* **Problem statement**
Begin at the first line of the data and copy each line through the one containing "plt.rcParams['font.family'] = ['Liberation", that line included, with no pictures.

* **Records shown**
★ ★ ★ ★

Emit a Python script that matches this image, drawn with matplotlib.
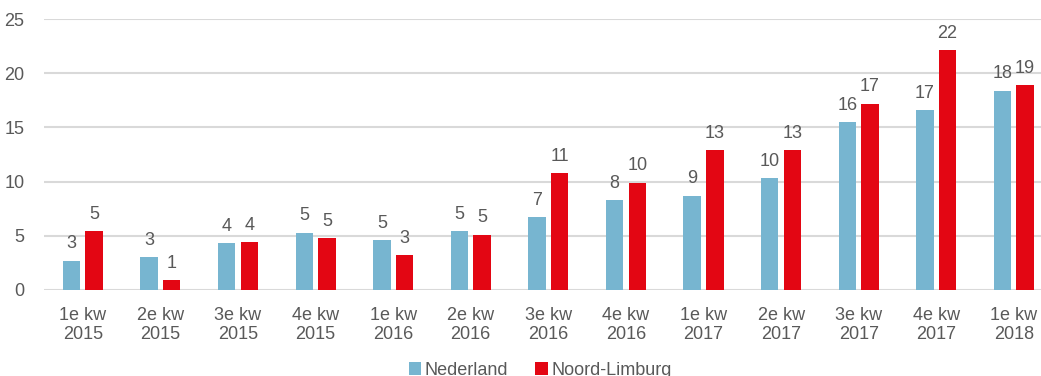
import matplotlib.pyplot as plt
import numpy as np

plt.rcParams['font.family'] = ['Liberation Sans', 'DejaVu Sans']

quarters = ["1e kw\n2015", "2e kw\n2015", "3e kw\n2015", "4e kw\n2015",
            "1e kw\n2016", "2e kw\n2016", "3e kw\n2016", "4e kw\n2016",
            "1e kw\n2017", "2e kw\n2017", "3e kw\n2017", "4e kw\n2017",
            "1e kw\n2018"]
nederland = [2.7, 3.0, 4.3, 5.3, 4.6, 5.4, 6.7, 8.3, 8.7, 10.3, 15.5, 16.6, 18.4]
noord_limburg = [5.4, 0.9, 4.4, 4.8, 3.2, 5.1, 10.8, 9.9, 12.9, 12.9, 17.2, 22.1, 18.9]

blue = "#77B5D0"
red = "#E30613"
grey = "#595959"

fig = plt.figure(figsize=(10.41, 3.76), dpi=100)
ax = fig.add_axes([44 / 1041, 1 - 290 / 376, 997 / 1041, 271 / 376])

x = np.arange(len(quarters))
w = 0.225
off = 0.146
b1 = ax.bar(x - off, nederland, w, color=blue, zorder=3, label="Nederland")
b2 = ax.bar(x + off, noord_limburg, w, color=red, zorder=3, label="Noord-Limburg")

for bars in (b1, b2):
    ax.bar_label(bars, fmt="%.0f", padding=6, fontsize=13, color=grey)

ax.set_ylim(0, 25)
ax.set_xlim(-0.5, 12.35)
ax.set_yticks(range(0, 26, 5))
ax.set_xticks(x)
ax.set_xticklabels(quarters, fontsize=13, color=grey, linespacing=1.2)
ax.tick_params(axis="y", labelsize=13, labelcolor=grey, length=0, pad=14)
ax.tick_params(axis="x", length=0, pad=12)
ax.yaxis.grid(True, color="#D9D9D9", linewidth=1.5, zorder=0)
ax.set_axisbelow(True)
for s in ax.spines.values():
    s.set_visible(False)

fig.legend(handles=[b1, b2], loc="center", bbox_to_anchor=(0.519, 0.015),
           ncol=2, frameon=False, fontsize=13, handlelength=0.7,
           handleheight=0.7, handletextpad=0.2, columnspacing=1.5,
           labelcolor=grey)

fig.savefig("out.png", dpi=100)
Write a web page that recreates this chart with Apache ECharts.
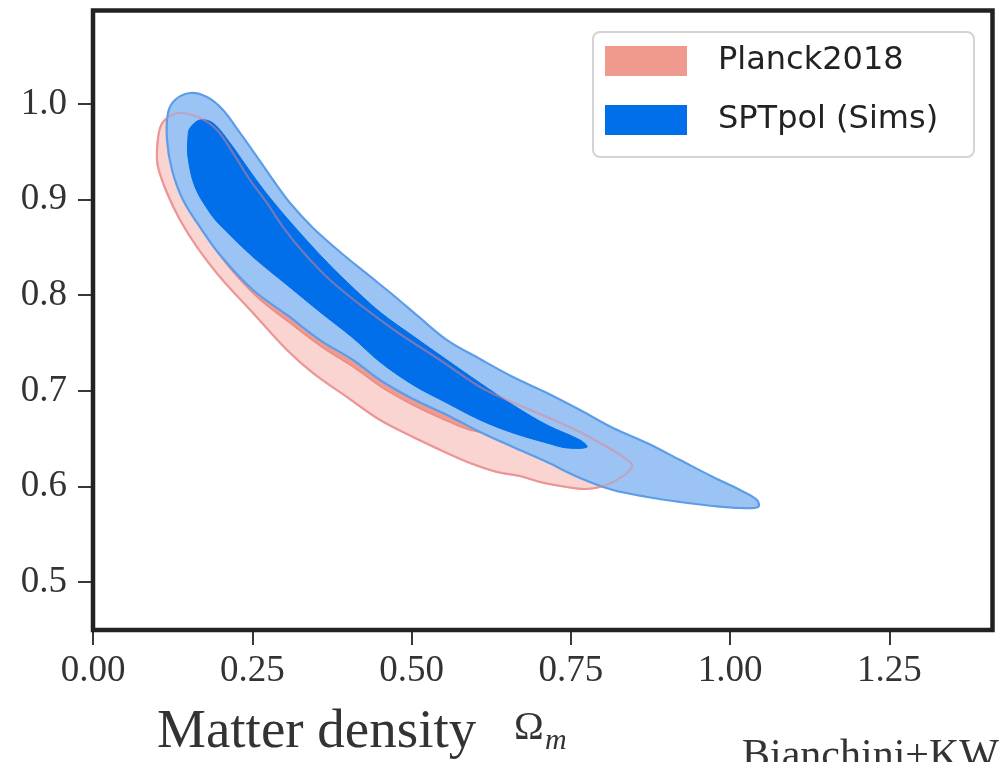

★ ★ ★ ★

* **Solution for this task**
Emit a Python script that matches this image, drawn with matplotlib.
import matplotlib.pyplot as plt
import numpy as np

plt.rcParams['font.family'] = ['Liberation Sans', 'DejaVu Sans']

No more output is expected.